Wash you, make you clean; put away the evil of your doings from before mine eyes; cease to do evil; Learn to do well; seek judgment, relieve the oppressed, judge the fatherless, plead for the widow. (Isaiah 1:16-17)

The word lamad (in this case limdu, the imperative plural) means both to learn and to teach, the two not being entirely separable ideas. Sometimes the word is translated study, as in the famous verse from the next chapter of Isaiah v’lo yil’m’du od milchama, and they shall study war no more. The second word, haytayv, can mean well or rightly. Because grammar sticklers (such as YHB) do the explodey-head thing with good and well, it’s probably better to translate this as Study to do rightly, although of course then you lose the magnificent KJV rhythms.

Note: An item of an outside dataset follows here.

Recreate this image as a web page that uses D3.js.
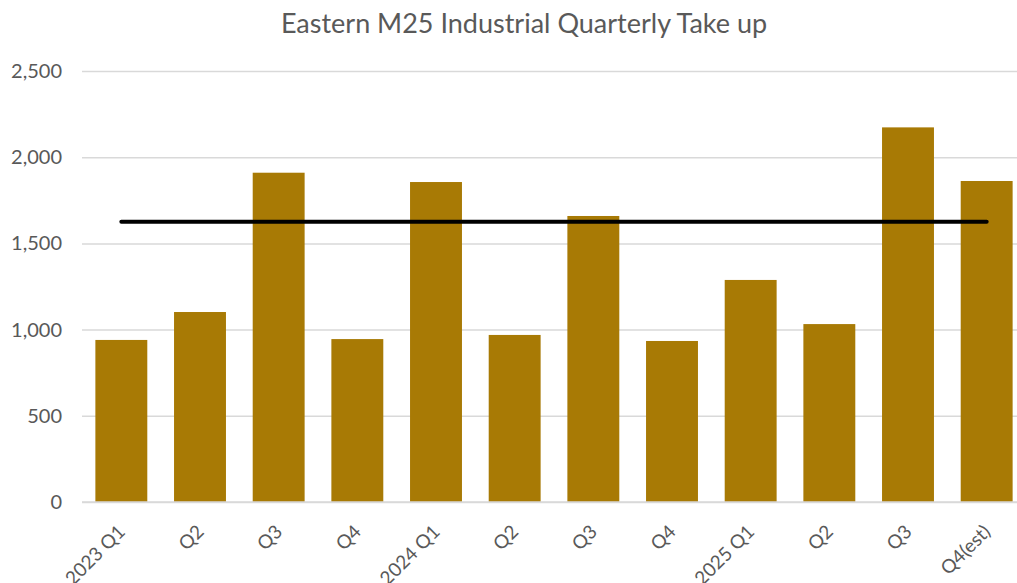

Digression: You could, of course, use learn to do right, but for some of us the whole grammar-scold explodey-head thing is actually not as distracting as the whole Jessica Rabbit thing. Not to mention the Jay Ward thing. I’m just saying, while do right could be an accurate translation, the connotations are not altogether what we are looking for. End Digressions.

I do think it’s interesting that Isaiah (who is passing along the message from the Divine) doesn’t tell us to do rightly but to study to do rightly. This is in keeping what I was on about yesterday, that it takes some preparation to cease to do evil. It makes sense, then, that it would take some study to do rightly. Yoda may insist that there is no try, only do, but both as a motivational technique and as a model of the universe, this is incorrect. There is a lot more than do.

For one thing, while sometimes the correct action is obvious, often enough it is not, and requires study. Your Humble Blogger wrote a note called What do I do now? in—oh, goodness gracious, in 2003—that posited that a study of philosophy assists us in the pattern-matching necessary to decide right action. I still think that’s true; putting in some positive thought about the nature of knowledge and of the universe prepares us to categorize situations and act on them. From the point of view of observant Judaism, of course, it is not thought about the nature of knowledge and the universe, but study of the Law and the Sages that prepares us. Perhaps it is meditation that prepares you, by centering you or by opening your perception. Or if you think politically (and YHB, of course, admires political thinking) it is not possible to have right policy action without study, nor when you have decided on right policy is it possible to implement that policy without study. And we’ll see in the rest of the verse that Isaiah does encompass public policy in the sphere of right action.

Doing rightly requires work and thought. Isaiah is emphasizing this: it’s not instinct, it’s not purely empathy and lovingkindness, it’s not inspiration. Those things are great, those things are necessary, but they are not sufficient. We must learn to act rightly, and keep learning. And these Days of Awe are an excellent time for that study.